Q: Your daughter is 7 years old, close to the age of George Floyd’s daughter, who says her daddy changed the world. Have you explained to your daughter about the racism in America?
A: We’ve not used black and white with my daughter. She goes to a predominantly white school, so we try to keep some of the innocence without getting into all the black and white. She’s not connected what happened to George Floyd completely, but she does know some of the history of how some white people have treated black people.
Q: Have you ever been called a nigger?
A: Not by a person of non-color. I don’t even know how I would respond.
Q: As a worship leader and a black man of faith, do you see a shift? Do you see what you sang? Do feel a change is really going to come?
A: I think I see the beginning of change. There have been plenty of times before when we’ve had marches, protests and riots, but now we have the world’s attention. George Floyd’s untimely death and the way he died, people and companies are now woke, like Starbucks and Raising Canes. We are finally seeing what I would consider the beginning of real change with people saying ‘Black Lives Matter’ in Mainstream America.
Q: Besides the beautiful song you wrote, what message would you like to share with George Floyd’s family?

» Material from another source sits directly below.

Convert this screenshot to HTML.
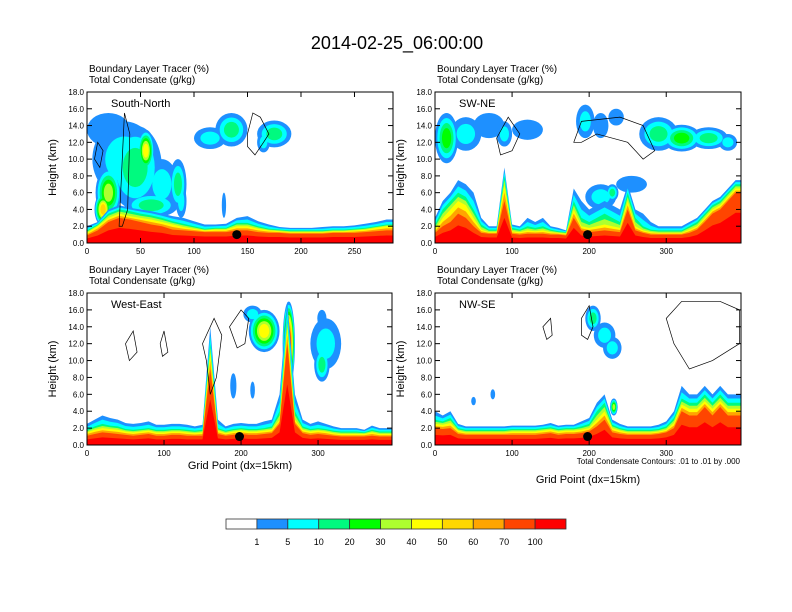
<!DOCTYPE html>
<html><head><meta charset="utf-8"><style>
html,body{margin:0;padding:0;background:#fff}
svg{display:block;font-family:"Liberation Sans",sans-serif}
</style></head><body>
<svg id="fig" width="792" height="612" viewBox="0 0 792 612">
<text x="397" y="49" font-size="18" text-anchor="middle">2014-02-25_06:00:00</text>
</svg>
<script>
// ---- data ----
const colorLevels=['1','5','10','20','30','40','50','60','70','100'];
const COLORS=['#ffffff','#1e90ff','#00ffff','#00fa7f','#00ff00','#adff2f','#ffff00','#ffd700','#ffa500','#ff4500','#ff0000'];
const yTicks=[0,2,4,6,8,10,12,14,16,18];
const panelTitles=['South-North','SW-NE','West-East','NW-SE'];
const xTicksP1=[0,50,100,150,200,250];
const xTicksP2=[0,100,200,300];
// surface layer tops (km) every 10 grid points
const p1Blue=[2.0,2.5,4.0,4.5,4.2,4.0,3.8,3.5,3.2,3.0,2.6,2.2,2.2,2.3,3.0,3.2,2.6,2.2,1.9,1.8,1.8,1.8,1.9,2.0,2.0,2.1,2.3,2.5,2.8];
const p1Green=[1.5,2.2,3.5,4.0,3.8,3.5,3.3,3.0,2.6,2.3,2.0,1.7,1.8,1.8,2.4,2.4,2.0,1.7,1.6,1.5,1.5,1.5,1.5,1.6,1.6,1.7,1.8,2.0,2.2];
const p1Yellow=[1.2,2.0,3.0,3.5,3.2,3.0,2.8,2.5,2.2,1.9,1.7,1.5,1.6,1.6,2.0,2.0,1.7,1.5,1.4,1.3,1.3,1.3,1.3,1.4,1.4,1.5,1.6,1.8,2.0];
const p1Red=[0.9,1.5,2.5,3.0,2.8,2.5,2.2,2.0,1.6,1.5,1.4,1.3,1.3,1.3,1.5,1.5,1.3,1.2,1.2,1.1,1.1,1.1,1.1,1.2,1.2,1.2,1.3,1.4,1.5];
const p2Blue=[3,5,6,7.5,7,6,3,2,2,9,2.2,2,3,2.5,3,2,1.8,1.5,6.5,5,4,4.5,5,4.5,4,7,4,3.5,2.5,2,2,2,2,2.5,3,4,5,5.5,6.5,7.5];
const p2Green=[2.2,4,5,6,5.5,4,2.2,1.6,1.6,8,1.8,1.6,2,1.8,2,1.6,1.4,1.3,5,3,2.5,3,3.5,3,2.5,6,3,2,1.6,1.5,1.5,1.5,1.5,2,2.5,3.5,4.5,5,6,7];
const p2Yellow=[1.6,3,4,5,4.5,3,1.6,1.3,1.3,7,1.4,1.3,1.5,1.4,1.5,1.3,1.2,1.1,4,2,1.8,2,2.2,2,1.8,5,2,1.5,1.3,1.2,1.2,1.2,1.2,1.6,2,3,4,4.5,5.5,6.5];
const p2Red=[1.2,2,2.5,3.5,3,2,1.2,1.1,1.1,5,1.1,1,1.1,1.1,1.1,1,1,0.9,3,1.5,1.3,1.4,1.5,1.4,1.3,4,1.5,1.2,1,1,1,1,1,1.2,1.6,2.5,3.5,4,5,6];
const p3Blue=[2.5,3,3.5,3.2,3,2.6,2.5,2.6,2.8,2.4,2.4,2.5,2.5,2.4,2.2,2.4,14,3,2.2,2.5,2.6,2.5,2.5,2.8,3,6,17,6,3,2.5,2.8,2.5,2.2,2,2,2,1.8,2.3,2,2];
const p3Green=[1.8,2.2,2.5,2.3,2.2,1.9,1.8,1.9,2,1.8,1.8,1.9,1.9,1.8,1.7,1.8,12,2,1.7,1.9,2,1.9,1.9,2,2.2,4,15,4,2.2,1.9,2,1.9,1.7,1.6,1.6,1.6,1.5,1.8,1.6,1.6];
const p3Yellow=[1.5,1.8,2,1.9,1.8,1.6,1.5,1.6,1.7,1.5,1.5,1.6,1.6,1.5,1.4,1.5,11,1.7,1.4,1.6,1.7,1.6,1.6,1.7,1.8,3,14,3,1.8,1.6,1.7,1.6,1.4,1.3,1.3,1.3,1.3,1.5,1.3,1.3];
const p3Red=[1.1,1.3,1.5,1.4,1.3,1.2,1.1,1.2,1.3,1.1,1.1,1.2,1.2,1.1,1.1,1.1,9,1.3,1.1,1.2,1.3,1.2,1.2,1.3,1.4,2.5,12,2.5,1.4,1.2,1.3,1.2,1.1,1,1,1,1,1.1,1,1];
const p4Blue=[4,3.5,4,2.5,2.2,2.2,2.2,2.2,2.2,2.2,2.3,2.3,2.3,2.3,2.4,2.6,2.3,2.4,2.4,2.8,3.2,5,6,3,2.5,2.2,2.2,2.2,2.2,2.4,2.8,4,7,6,6,7,6,7,6,6];
const p4Green=[3,2.8,3.2,2,1.8,1.8,1.8,1.8,1.8,1.8,1.9,1.9,1.9,1.9,2,2.1,1.9,2,2,2.2,2.5,4,5,2.4,2,1.8,1.8,1.8,1.8,1.9,2.2,3.2,5.5,5,5,6,5,6,5,5];
const p4Yellow=[2.5,2.4,2.6,1.7,1.5,1.5,1.5,1.5,1.5,1.5,1.6,1.6,1.6,1.6,1.7,1.8,1.6,1.7,1.7,1.8,2,3,4,2,1.7,1.5,1.5,1.5,1.5,1.6,1.8,2.6,4.8,4.3,4.3,5.2,4.3,5.2,4.3,4.3];
const p4Red=[2,1.9,2,1.3,1.2,1.2,1.2,1.2,1.2,1.2,1.2,1.2,1.2,1.2,1.3,1.4,1.2,1.3,1.3,1.4,1.6,2.2,3,1.5,1.3,1.2,1.2,1.2,1.2,1.3,1.5,2,4,3.5,3.5,4.5,3.5,4.5,3.5,3.5];
// cloud blobs: [grid x, height km, half-width grid, half-height km, max level]
const p1Blobs=[[20,13.5,20,2,1],[35,10,30,4.5,2],[45,9,25,5,3],[60,4.5,25,1.5,3],[70,7,15,3,2],[85,7,8,3,3],[88,5,5,2,2],[55,11,8,2.5,6],[20,6,12,3,5],[15,4,8,2,7],[115,12.5,15,1.3,2],[135,13.5,15,2,3],[165,12,6,1.2,2],[175,13,16,1.6,3],[128,4.5,2,1.5,1]];
const p2Blobs=[[15,12.5,15,3,4],[40,13,20,2,2],[70,14,20,1.5,1],[90,13,10,1.5,2],[120,13.5,20,1.2,1],[195,14.5,12,2,2],[215,14,10,1.5,1],[235,15,10,1,1],[290,13,25,2,3],[320,12.5,25,1.6,4],[355,12.5,25,1.3,3],[380,12,12,1,2],[255,7,20,1,1],[215,5.5,20,1.5,2],[230,6,8,1,3]];
const p3Blobs=[[230,13.5,20,2.5,6],[215,15.5,12,1,2],[310,12,20,3,2],[305,9.5,10,2,3],[305,15,6,1,1],[190,7,4,1.5,1],[215,6.5,3,1,1],[262,12,8,5,10],[260,6,8,2.5,7]];
const p4Blobs=[[205,15,10,1.5,3],[220,13,14,1.5,2],[230,11.5,12,1.3,2],[232,4.5,5,1,5],[50,5.2,3,0.5,1],[75,6,3,0.6,1]];
// condensate contours: [x,km] point lists
const p1Contours=[[[150,13],[155,15.5],[162,15],[170,13],[165,12],[157,10.5],[150,11.5]],[[30,2],[35,15.5],[40,13],[38,4],[33,2]],[[10,12],[15,11],[12,9],[7,10]]];
const p2Contours=[[[180,12],[190,14.5],[240,15],[270,14],[285,11],[270,10],[250,12],[210,13],[190,12]],[[80,12.5],[95,15],[110,13],[100,11],[85,10.5]]];
const p3Contours=[[[150,12],[165,15],[175,13],[168,8],[160,6],[155,10]],[[185,14],[200,16],[210,15],[205,12],[195,11.5]],[[50,12],[60,13.5],[65,11],[55,10]],[[95,12],[100,13.5],[105,11],[98,10.5]]];
const p4Contours=[[[300,15],[320,17],[370,17],[395,16],[395,12],[360,10],[330,9],[310,12]],[[140,14],[150,15],[152,13],[145,12.5]],[[190,15],[200,16.5],[205,14],[198,12.5],[190,13]]];
const dots=[[140,1],[198,1],[198,1],[198,1]];
// ---- drawing ----
const NS='http://www.w3.org/2000/svg';
const svg=document.getElementById('fig');
function mk(tag,attrs,parent){const e=document.createElementNS(NS,tag);for(const k in attrs)e.setAttribute(k,attrs[k]);(parent||svg).appendChild(e);return e;}
const panels=[
 {x0:87,y0:92,x1:393,y1:243,xmax:286,xt:xTicksP1,bl:p1Blue,gr:p1Green,ye:p1Yellow,re:p1Red,blobs:p1Blobs,ct:p1Contours},
 {x0:435,y0:92,x1:741,y1:243,xmax:397,xt:xTicksP2,bl:p2Blue,gr:p2Green,ye:p2Yellow,re:p2Red,blobs:p2Blobs,ct:p2Contours},
 {x0:87,y0:293,x1:392,y1:445,xmax:396,xt:xTicksP2,bl:p3Blue,gr:p3Green,ye:p3Yellow,re:p3Red,blobs:p3Blobs,ct:p3Contours},
 {x0:435,y0:293,x1:741,y1:445,xmax:397,xt:xTicksP2,bl:p4Blue,gr:p4Green,ye:p4Yellow,re:p4Red,blobs:p4Blobs,ct:p4Contours}];
panels.forEach((p,i)=>{
 const sx=v=>p.x0+(v/p.xmax)*(p.x1-p.x0);
 const sy=v=>p.y1-(v/18)*(p.y1-p.y0);
 const g=mk('g',{});
 
 
 const cp=mk('clipPath',{id:'cp'+i},g);
 mk('rect',{x:p.x0,y:p.y0,width:p.x1-p.x0,height:p.y1-p.y0},cp);
 const pg=mk('g',{'clip-path':'url(#cp'+i+')'},g);
 // blobs: draw each level across all blobs so lower levels stay beneath higher ones
 for(let k=1;k<=10;k++){
  p.blobs.forEach(b=>{
   if(k>b[4])return;
   const f=1-(k-1)/b[4]*0.8;
   const el=mk('ellipse',{cx:sx(b[0]),cy:sy(b[1]),rx:(sx(b[2])-sx(0))*f,ry:(sy(0)-sy(b[3]))*f,fill:COLORS[k]},pg);
   
   
  });
 }
 // surface bands
 const bands=[[j=>p.bl[j],1],[j=>(p.bl[j]+p.gr[j])/2,2],[j=>p.gr[j],3],[j=>(p.gr[j]+p.ye[j])/2,5],[j=>p.ye[j],6],[j=>(p.ye[j]+p.re[j])/2,8],[j=>p.re[j],9],[j=>p.re[j]*0.6,10]];
 bands.forEach(b=>{
  let pts=[sx(0)+','+sy(0)];
  for(let j=0;j<p.bl.length;j++)pts.push(sx(j*10)+','+sy(b[0](j)));
  pts.push(sx((p.bl.length-1)*10+10)+','+sy(b[0](p.bl.length-1)));
  pts.push(sx((p.bl.length-1)*10+10)+','+sy(0));
  const el=mk('polygon',{points:pts.join(' '),fill:COLORS[b[1]]},pg);
  
  
 });
 // contours
 p.ct.forEach(c=>{
  const el=mk('polygon',{points:c.map(q=>sx(q[0])+','+sy(q[1])).join(' '),fill:'none',stroke:'#000','stroke-width':0.7},pg);
  
  
 });
 const d=mk('circle',{cx:sx(dots[i][0]),cy:sy(dots[i][1]),r:4.5,fill:'#000'},pg);
 
 
 // frame
 mk('rect',{x:p.x0,y:p.y0,width:p.x1-p.x0,height:p.y1-p.y0,fill:'none',stroke:'#000','stroke-width':1},g);
 yTicks.forEach(t=>{
  mk('line',{x1:p.x0,x2:p.x0+5,y1:sy(t),y2:sy(t),stroke:'#000'},g);
  mk('line',{x1:p.x1,x2:p.x1-5,y1:sy(t),y2:sy(t),stroke:'#000'},g);
  const tl=mk('text',{x:p.x0-3,y:sy(t)+3,'font-size':8,'text-anchor':'end'},g);
  tl.textContent=t.toFixed(1);
  
  
 });
 p.xt.forEach(t=>{
  mk('line',{x1:sx(t),x2:sx(t),y1:p.y1,y2:p.y1-5,stroke:'#000'},g);
  mk('line',{x1:sx(t),x2:sx(t),y1:p.y0,y2:p.y0+5,stroke:'#000'},g);
  const tl=mk('text',{x:sx(t),y:p.y1+11,'font-size':8,'text-anchor':'middle'},g);
  tl.textContent=t;
  
  
 });
 const yl=mk('text',{x:0,y:0,'font-size':11,'text-anchor':'middle',transform:'translate('+(p.x0-31)+','+((p.y0+p.y1)/2)+') rotate(-90)'},g);
 yl.textContent='Height (km)';
 
 
 const h1=mk('text',{x:p.x0+2,y:p.y0-20,'font-size':10},g);
 h1.textContent='Boundary Layer Tracer   (%)';
 
 
 const h2=mk('text',{x:p.x0+2,y:p.y0-9,'font-size':10},g);
 h2.textContent='Total Condensate   (g/kg)';
 
 
 const pl=mk('text',{x:p.x0+24,y:p.y0+15,'font-size':11},g);
 pl.textContent=panelTitles[i];
 
 
});
// x-axis titles and footnote
let t=mk('text',{x:240,y:469,'font-size':11,'text-anchor':'middle'});
t.textContent='Grid Point (dx=15km)';


t=mk('text',{x:588,y:483,'font-size':11,'text-anchor':'middle'});
t.textContent='Grid Point (dx=15km)';


t=mk('text',{x:740,y:464,'font-size':8,'text-anchor':'end'});
t.textContent='Total Condensate Contours: .01 to .01 by .000';


// colorbar
const cbX=226,cbW=340/11;
COLORS.forEach((c,i)=>{
 const r=mk('rect',{x:cbX+i*cbW,y:519,width:cbW,height:10,fill:c,stroke:'#333','stroke-width':0.8});
 
 
});
colorLevels.forEach((l,i)=>{
 const tx=mk('text',{x:cbX+(i+1)*cbW,y:545,'font-size':9,'text-anchor':'middle'});
 tx.textContent=l;
 
 
});
</script>
</body></html>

A: Thank you for allowing us to be a part of your goodbye. Because the world was allowed inside the service, it helped our message and our movement.
Q: Message to the people?
A: Keep praying, keep the faith and keep our hope strong. We have more reason now to be hopeful than ever.
Powell is a gifted singer, composer and pianist who’s performed for notables such as President Barack Obama, Houston philanthropist Mattress Mack and Boyz II Men.

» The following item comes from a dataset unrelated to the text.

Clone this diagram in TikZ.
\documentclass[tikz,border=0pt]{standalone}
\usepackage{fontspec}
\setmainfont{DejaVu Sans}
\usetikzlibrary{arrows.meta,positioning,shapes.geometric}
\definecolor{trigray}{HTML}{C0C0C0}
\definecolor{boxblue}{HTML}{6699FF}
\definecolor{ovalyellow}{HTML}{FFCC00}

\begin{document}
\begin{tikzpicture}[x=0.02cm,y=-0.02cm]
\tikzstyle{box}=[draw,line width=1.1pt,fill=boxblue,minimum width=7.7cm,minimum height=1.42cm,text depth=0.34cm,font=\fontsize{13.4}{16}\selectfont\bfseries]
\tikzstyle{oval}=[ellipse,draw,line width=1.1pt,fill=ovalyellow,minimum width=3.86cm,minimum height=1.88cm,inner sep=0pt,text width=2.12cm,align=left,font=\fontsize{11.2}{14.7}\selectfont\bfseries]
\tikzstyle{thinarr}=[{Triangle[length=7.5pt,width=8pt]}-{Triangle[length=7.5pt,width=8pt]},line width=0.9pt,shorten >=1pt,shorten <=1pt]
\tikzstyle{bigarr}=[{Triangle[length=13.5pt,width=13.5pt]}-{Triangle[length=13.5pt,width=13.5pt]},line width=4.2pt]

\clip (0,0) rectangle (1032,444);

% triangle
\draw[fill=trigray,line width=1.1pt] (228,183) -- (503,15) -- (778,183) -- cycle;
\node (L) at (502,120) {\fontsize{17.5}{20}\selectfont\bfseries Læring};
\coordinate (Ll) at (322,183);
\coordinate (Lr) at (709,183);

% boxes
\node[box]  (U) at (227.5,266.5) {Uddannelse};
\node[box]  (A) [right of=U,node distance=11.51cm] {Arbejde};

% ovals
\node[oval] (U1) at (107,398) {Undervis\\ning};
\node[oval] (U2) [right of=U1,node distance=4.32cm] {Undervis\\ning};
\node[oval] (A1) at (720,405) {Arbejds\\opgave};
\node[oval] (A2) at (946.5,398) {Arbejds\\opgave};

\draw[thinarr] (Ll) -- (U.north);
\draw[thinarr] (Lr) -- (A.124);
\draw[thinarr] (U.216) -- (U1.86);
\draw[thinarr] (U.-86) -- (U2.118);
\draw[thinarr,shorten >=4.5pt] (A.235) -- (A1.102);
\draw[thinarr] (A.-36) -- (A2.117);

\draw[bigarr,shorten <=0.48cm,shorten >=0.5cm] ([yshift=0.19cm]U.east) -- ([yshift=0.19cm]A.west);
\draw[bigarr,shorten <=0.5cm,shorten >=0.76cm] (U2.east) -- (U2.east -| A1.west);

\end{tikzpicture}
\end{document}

Over the 4th of July weekend, Powell released a very powerful video, Freedom: A Tribute to George Floyd featuring the NAACP Vice-President (Houston) Bishop James Dixon, American Idol Finalist Vincent Powell (his brother), Father-Son Duo TJ Boyce II & TJ Boyce III, Poet Lyric Shiarnice, and recording artist J Xavier.
The video was shot at the official George Floyd mural in the neighborhood Floyd grew up in and illustrates the message that “Freedom” is still not equal for African Americans.